En resumen, que podemos decir que el
bienestar material no alimenta el bienestar espiritual pero tampoco que se
alimenta de él creciendo a su costa; pero sí hay individuos que, cuanto más
cómodos están, más soñadores son; e individuos (la mayoría) que no saben
disfrutar del cuerpo sin renegar de las pasiones del alma, vendiéndosela toda
entera al cuerpo: lo triste es que sus mediocridades se empeñan siempre en
ahogar las excelencias de los primeros.
La mejora de las condiciones de vida no mejora
las satisfacciones del espíritu.
Tampoco crece a costa de él.
Pero la mayoría ambiciona lo
material y sólo una minoría ambiciona la vida del espíritu; el triunfo del
espíritu (de la cultura) pocas veces llega al mundo de la materia dominado por
las gentes mediocres (a menos que lo necesiten para exponerlo como decorado).
El mundo está lleno de genios y
mediocres; el triunfo espiritual de los primeros lo acalla siempre el triunfo
material de los segundos, cuya prosperidad se labra siempre a costa del fracaso
del espíritu; eso vale para todas las épocas, tanto las de prosperidad como las
de atraso. Si la materia no está en el origen del espíritu (tanto en la
prosperidad como en el atraso), tampoco podemos decir que la falta de cultura
denote falta de prosperidad; las dos cosas son, simplemente, recíprocamente
ajenas; no tiene nada que ver la una con la otra.
Pero sí podemos decir que sin una
mínima base material cualquier atisbo de cultura es imposible; la mente que se
muere de hambre no es capaz de pintar, ni tocar, ni escribir, ni componer.
Conclusión.
Primero: donde hay progreso material
es fácil que haya progreso espiritual (es decir, progreso en la cultura). No se
trata de un determinismo, no se trata de que siempre que prospera la economía
se enriquezca la cultura necesariamente: puede ser así, como la prosperidad de
los banqueros holandeses e italianos trajo el arte de los primitivos flamencos
y del Renacimiento; pero también puede ser al revés, como la pobreza en la
España del Siglo de Oro convivió con un avance espectacular de la cultura
(“filósofo estáis”, dice Babieca, y Rocinante le responde: “es que no como”).

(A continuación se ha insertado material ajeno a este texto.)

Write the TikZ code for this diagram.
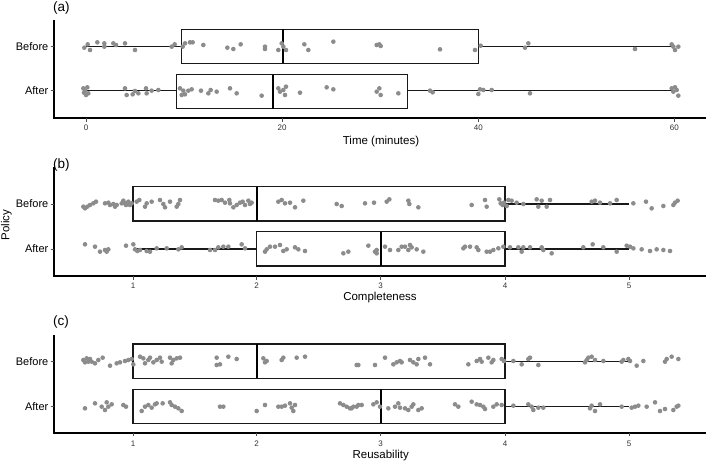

La prosperidad, por tanto, no es en sí misma motor de cultura.
Segundo: la pobreza, como acabamos de ver, tampoco es un motor que
ponga en marcha la cultura; la filosofía
se desarrolló, sí, en la deprimida sociedad de los Austrias, pero también en
las ricas y prósperas ciudades de Jonia, junto a Éfeso y Mileto. Tan habitual
es ver filósofos ricos como filósofos pobres.
Tercero: toda sociedad, ya será
próspera o deprimida, contiene minorías ricas y mayorías pobres; los escritores
y artistas, con ser minoría, no salen necesariamente de la minoría
privilegiada; unos salen de ella y otros de la mayoría pobre.
No hay, pues, relación de causa a
efecto entre el progreso material y el progreso de la cultura: también el
atraso económico puede hacer progresar la cultura, cómo no.